= Vernon Fougère =

Joseph Vernon Fougère (May 20, 1943 – June 18, 2013) was a Canadian prelate of the Roman Catholic Church. He was the 12th Bishop of Charlottetown.

Born in Petit-de-Grat, Nova Scotia, Fougère attended Saint Francis Xavier University for his undergraduate education and completed his theological studies at the Grand Séminaire de Montréal where he was awarded a Doctor of Divinity. He was ordained a priest for the Diocese of Antigonish in 1969. Fougère served seven years with the Diocesan Mission in Honduras while still in the priesthood in Nova Scotia.

While in Latin America, Fougère served on the Council of Priests for the Archdiocese of Tegucigalpa and carried out extensive work forming Delegados de la Palabra (Ministers of the Word). Following further education at the Jesuit Theological Union at the University of California, Fougère returned to Nova Scotia where he served in a number of parishes before being appointed Vicar General and Director of Pastoral Services for the Diocese of Antigonish in 1988. Fougère also served as Chair of the Council of Priests for the Diocese of Antigonish and served on the Board of Governors for Saint Francis Xavier University.
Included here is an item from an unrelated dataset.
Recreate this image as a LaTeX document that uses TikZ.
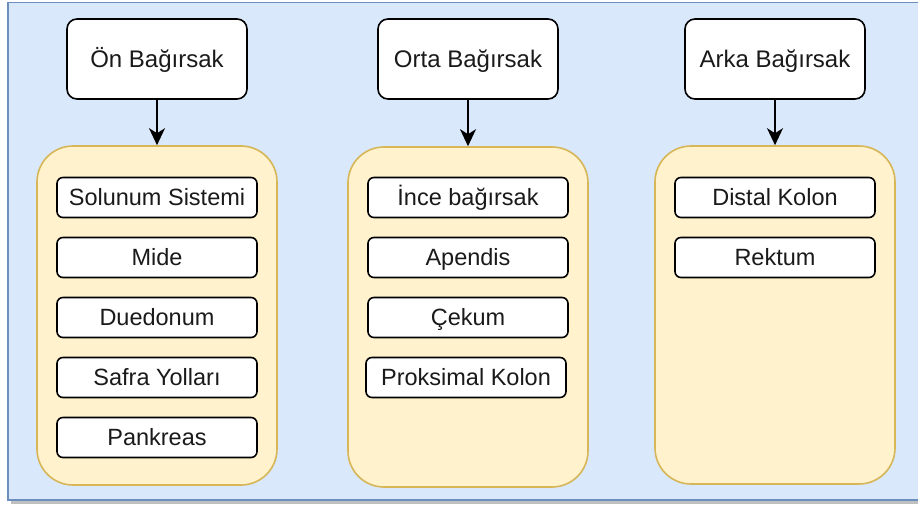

On December 11, 1991, Pope John Paul II appointed Father Fougère the twelfth Bishop of Charlottetown. Fougère was consecrated and installed as Bishop of Charlottetown at St. Dunstan's Basilica on March 19, 1992. As Bishop of Charlottetown, Fougère served as a member of the National Council of the Canadian Catholic Organization for Development and Peace and was appointed to the Board of Directors of the Catholic Mission in Canada for the year 2000.

Bishop Fougère resigned his post on July 11, 2009, citing health reasons, becoming Bishop Emeritus. Pope Benedict XVI appointed Bishop Richard Grecco as his replacement. Bishop Fougère died on June 18, 2013, at the Queen Elizabeth Hospital in Charlottetown, Prince Edward Island, aged 70.